Independent group finds new cholesterol drugs far too costly
An independent non-profit organization that evaluates clinical and cost effectiveness of new medicines said announced prices for a just-approved class of potent cholesterol lowering drugs were far too high, according to a draft report released on Tuesday.
The Boston-based Institute for Clinical and Economic Review (ICER) said its analyses indicated “that the price that best represents the overall benefits” the drugs may provide patients would be between $3,615 and $4,811 a year, a 67 percent discount off the list prices.
“Even if these drugs were used in just over 25 percent of eligible patients, then employers, insurers, and patients would need to spend on average more than $20 billion a year for these drugs,” ICER president Steven Pearson said in a statement.
It would take a further price reduction to an annual cost of $2,177 in order to not have to try to limit patient use to keep overall health care cost growth within bounds, ICER concluded.
The new injectable cholesterol fighters belong to a class known as PCSK9 inhibitors that in clinical trials lowered levels of “bad” LDL cholesterol by about 55-60 percent in patients who could not reduce their levels enough with inexpensive, widely-used statins, such as Lipitor, or those who could not tolerate statins. Ongoing studies will determine if they actually cut heart attacks as statins have been shown to do.
Praluent from Regeneron Pharmaceuticals and Sanofi has a U.S. price of $14,600 for a year of treatment. Amgen Inc set an annual price of $14,100 for its Repatha.
Depending on how they are used in practice, it has been estimated that between 3.5 million and 15 million Americans could be eligible for treatment, ICER said.
“There are serious questions regarding the price at which these drugs would represent a sensible value to patients and to the health care system,” the report said. ICER found that the two drugs appear to have equivalent overall effectiveness for most patient groups.
The drugs were initially approved for use in patients with a hereditary form of extreme high cholesterol and those with heart disease.
Amgen said it disagrees with ICER’s methodology, assumptions and preliminary conclusions. “We are concerned that … its short term budgetary focus will be used to create access barriers to innovative medicines like Repatha for appropriate patients,” Amgen spokeswoman Kristen Neese said in an emailed statement.
Regeneron said it needs to better understand the methodology used in the ICER analysis and called for a robust peer review process. “We are committed to providing affordable medicines and ensuring access to Praluent for patients who are prescribed the therapy,” Regeneron spokeswoman Hala Mizra said.

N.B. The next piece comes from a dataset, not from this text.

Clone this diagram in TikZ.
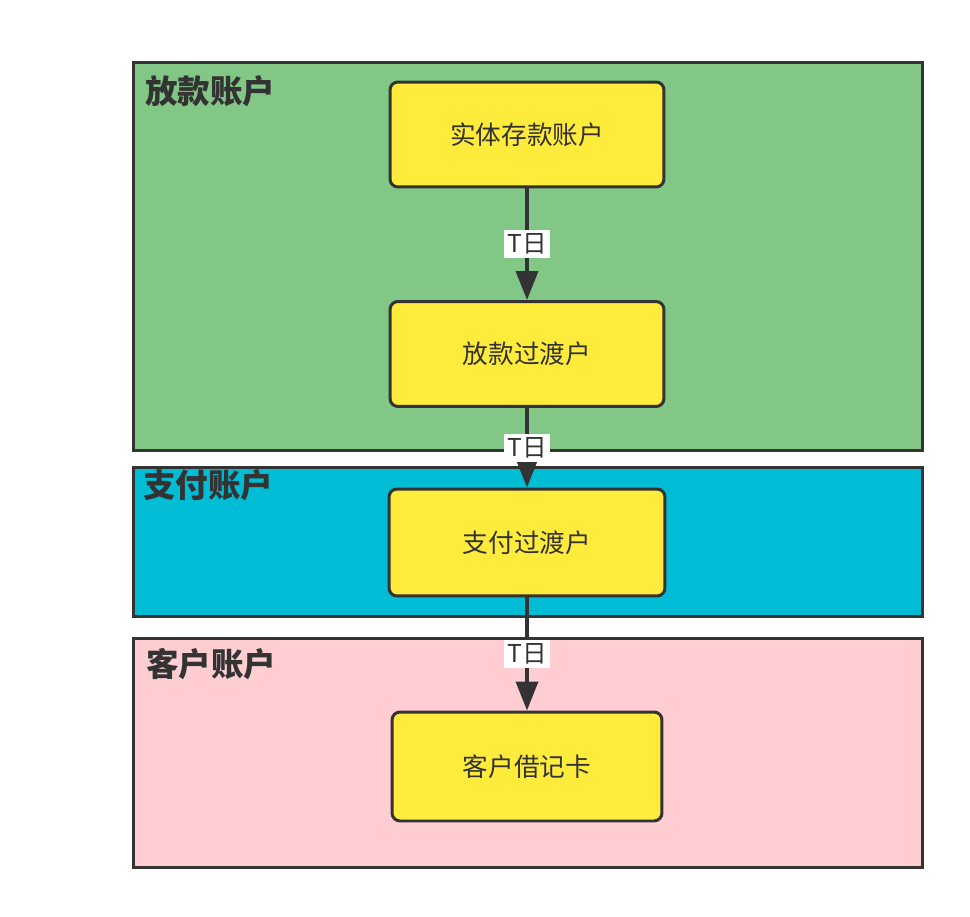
\documentclass[tikz,border=0pt]{standalone}
\usepackage{fontspec}
\setmainfont{Noto Sans CJK SC}
\usepackage{xcolor}
\usetikzlibrary{arrows.meta,positioning}
\definecolor{accgreen}{HTML}{82C785}
\definecolor{accblue}{HTML}{00BCD4}
\definecolor{accpink}{HTML}{FFCDD2}
\definecolor{accyellow}{HTML}{FFEB3B}
\definecolor{accdark}{HTML}{333333}
\begin{document}
\begin{tikzpicture}[x=0.02cm,y=-0.02cm,
  panel/.style={draw=accdark,line width=0.06cm,anchor=north west,minimum width=15.78cm,inner sep=0pt},
  ptitle/.style={anchor=west,text=accdark,inner sep=0pt,font=\fontsize{18.5}{20}\selectfont\bfseries},
  acct/.style={rounded corners=0.16cm,draw=accdark,fill=accyellow,line width=0.06cm,align=center,text=accdark,font=\fontsize{14.6}{16}\selectfont,minimum width=5.48cm,minimum height=2.1cm},
  tlbl/.style={fill=white,text=accdark,inner sep=2pt,font=\fontsize{14}{16}\selectfont},
  >={Triangle[length=0.58cm,width=0.44cm]}]
  \useasboundingbox (0,0) rectangle (970,916);
  \node[panel,fill=accgreen,minimum height=7.76cm] (loan) at (132,61) {};
  \node[panel,fill=accblue,minimum height=2.98cm] (pay) at (132,466) {};
  \node[panel,fill=accpink,minimum height=4.58cm] (cust) at (132,637) {};
  \node[ptitle] (loant) at (145,91) {放款账户};
  \node[ptitle] (payt) at (143,485) {支付账户};
  \node[ptitle] (custt) at (146,664) {客户账户};
  \node[acct] (deposit) at (527,134.5) {实体存款账户};
  \node[acct] (loantr) at (527,354) {放款过渡户};
  \node[acct,minimum width=5.52cm,minimum height=2.14cm] (paytr) at (527,542.5) {支付过渡户};
  \node[acct,minimum width=5.4cm,minimum height=2.18cm] (debit) at (527,766.5) {客户借记卡};
  \draw[->,accdark,line width=0.075cm] (deposit)--node[tlbl]{T日}(loantr);
  \draw[->,accdark,line width=0.075cm] (loantr)--node[tlbl]{T日}(paytr);
  \draw[->,accdark,line width=0.075cm] (paytr)--node[tlbl]{T日}(debit);
\end{tikzpicture}
\end{document}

The PCSK9 drugs have been in the crosshairs of U.S. pharmacy benefit managers, such as Express Scripts and CVS Health. They hope to gain significant discounts for customers by offering the drugmakers preferential usage status in exchange for lower prices, as they have done with expensive new hepatitis C treatments.
Further entry of PCSK9 drugs from Pfizer and others could also lead to lower prices as competition intensifies.